Espíritu farisaico y autoritario
Ni modo. Es el espíritu farisaico y autoritario, que no deja de reinar en nuestros ambientes. Aún el aire nuevo de la sinceridad, la libertad de expresión y el diálogo abierto no ha entrado a formar parte de nuestro estilo de vida. En este aspecto, hay que reconocerlo, estamos muy atrasados y la sociedad nos lleva la delantera.
Por lo tanto, es urgente poner la mano en el arado y empezar a crear también en nuestros ambientes una nueva mentalidad y una nueva manera de llevar las cosas, más acordes con el Evangelio y los tiempos en que vivimos, caracterizados por la apertura, la transparencia y la concertación.
O corremos el riesgo de quedarnos rezagados, fuera de la jugada. Si queremos avanzar, antes que nada tenemos que ser sinceros y honestos con nosotros mismos, dispuestos a realizar un diagnóstico serio de nuestra realidad como Iglesia. Solamente después de haber hecho esto y haber aplicado las medidas necesarias para cambiarla, será posible pensar de manera realista en lanzarnos a la acción, empezando por lo que más directamente nos concierne, que es la misión.
El sentido común
Es lo que nos dice el mismo sentido común. Basta recordar algunos refranes: “Médico, cúrate a ti mismo”, “Zapatero, a tus zapatos”, “Candil de la calle y oscuridad de la casa”, etc. El mismo Evangelio va en esta línea: “¿Por qué te fijas en la pelusa que hay en el ojo de tu hermano y no reparas en la viga que hay en el tuyo?” (Mt 7, 3).

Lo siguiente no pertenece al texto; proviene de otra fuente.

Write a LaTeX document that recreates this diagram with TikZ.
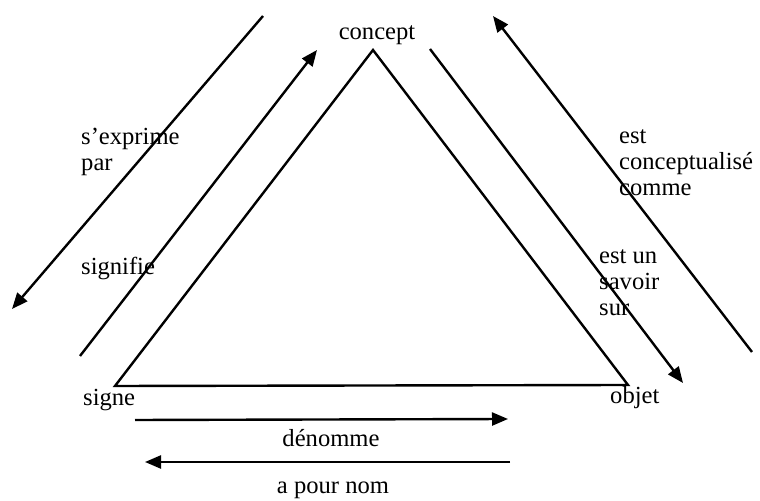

¿Queremos que nuestra palabra tenga peso en los asuntos de la sociedad? Es necesario que primero pongamos en orden nuestra casa. O nuestra palabra no tendrá la credibilidad que quisiéramos por no estar acompañada por la fuerza del testimonio. ¿Cómo podemos decir a los de afuera: “¿Nos permiten poner orden en su casa?”, cuando no hay orden en la nuestra?
Lamentamos, sea algunos intentos de volver a un cierto tipo de eclesiología y espiritualidad contrarias a la renovación del Concilio Vaticano II , sea algunas lecturas y aplicaciones reduccionistas de la renovación conciliar; lamentamos la ausencia de una auténtica obediencia y de ejercicio evangélico de la autoridad, las infidelidades a la doctrina, a la moral y a la comunión, nuestras débiles vivencias de la opción preferencial por los pobres, no pocas recaídas secularizantes en la vida consagrada influida por una antropología meramente sociológica y no evangélica (Documento de Aparecida, 100b).
Amatulli Valente, F. (2009). CAMBIAR O MORIR. Pág. 4-6. México. Apóstoles de la Palabra.